Page 1 of 1

The outage of 2013-01-16

Posted: Thu Jan 17, 2013 6:07 pm
by crfriend
The "regulars" here must have certainly noticed that SkirtCafe was down for almost the entire day of 2013-01-16. This was due to a catastrophic hardware failure to the database server and a subsequent comedy of errors and dead parts with the replacement iron.

Here's what the hosting company posted about it, verbatim. All times quoted are Pacific Standard Time, which is UTC - 8 hours.
Hello,

Update - 10:00 PM -- Data migration is still completing. We hope to be able to call this finished very soon!

Update - 6:54 PM -- Data migration to the new hardware is nearly complete. Most customers should be seeing their sites loading, but a few may still not be seeing their content yet. I am very sorry for the delay, and thank you for your continued patience!

Update - 12:45pm PST -- The replacement hardware had some bad disks which needed to be replaced. Now that the drives are all in good health, we are rebuilding the RAID array to finalize the preparation of the server. Once that is complete, we will be able to migrate data back to the new server and bring everything back online. Thanks for your patience!

Update - 10:00am PST -- The replacement server is almost done being set up and once it is ready we will be migrating everything to the new hardware. This process is taking longer than expected, but should be underway shortly. Please check back here for more updates!

Update! We are still in the process of replacing this hardware and getting everything back online. We are actively moving data and taking a different approach so that we can get this server back online as quickly as possible. Please check back here for more updates throughout the morning!

As a reminder...

You are receiving this message because your web hosting services are being affected by hardware maintenance due to issues with your shared MySQL server perch.

Due to issues with the RAID controller, we are replacing the hardware for this server and will be restoring all data from our backup server to the new hardware.
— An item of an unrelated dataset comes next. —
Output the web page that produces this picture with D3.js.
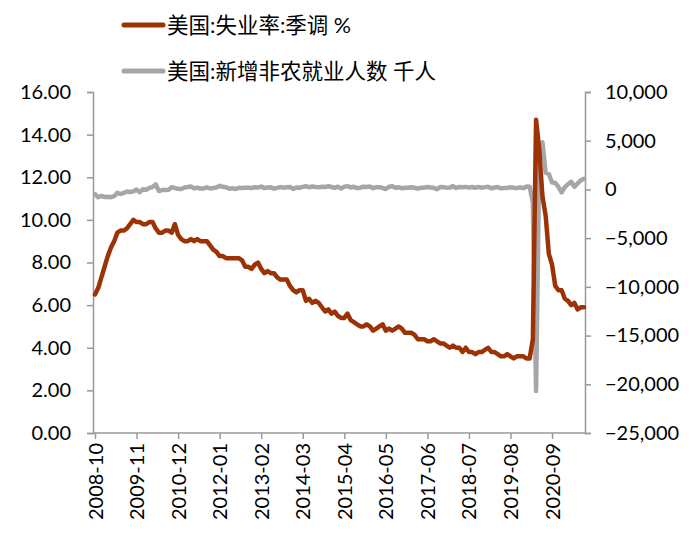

Unfortunately, this will cause your databases to be offline until they are restored. We sincerely apologize for the inconvenience and will work to bring them back online as quickly as possible.

Once the 'all clear' is given by us, if you're still having trouble loading your sites or access your server, please let us know the specifics, so we can take a look for you. You may contact us either by replying to this message from your inbox, or by submitting a support ticket in the DreamHost panel (https://panel.dreamhost.com/), under Support/Contact Support.

This notice will also appear on that page in your DreamHost Panel and will be updated throughout the process with the latest details we can provide.

This incident is only related to the shared MySQL server perch, and no other servers or services (such as web or email) are affected.

Thank you for your patience!
The Happy DreamHost Server Fixing Team
The Outage seems to have begun at about 22:56 on 2013-01-15 UTC and ended at around 02:00 on 2013-01-17 UTC.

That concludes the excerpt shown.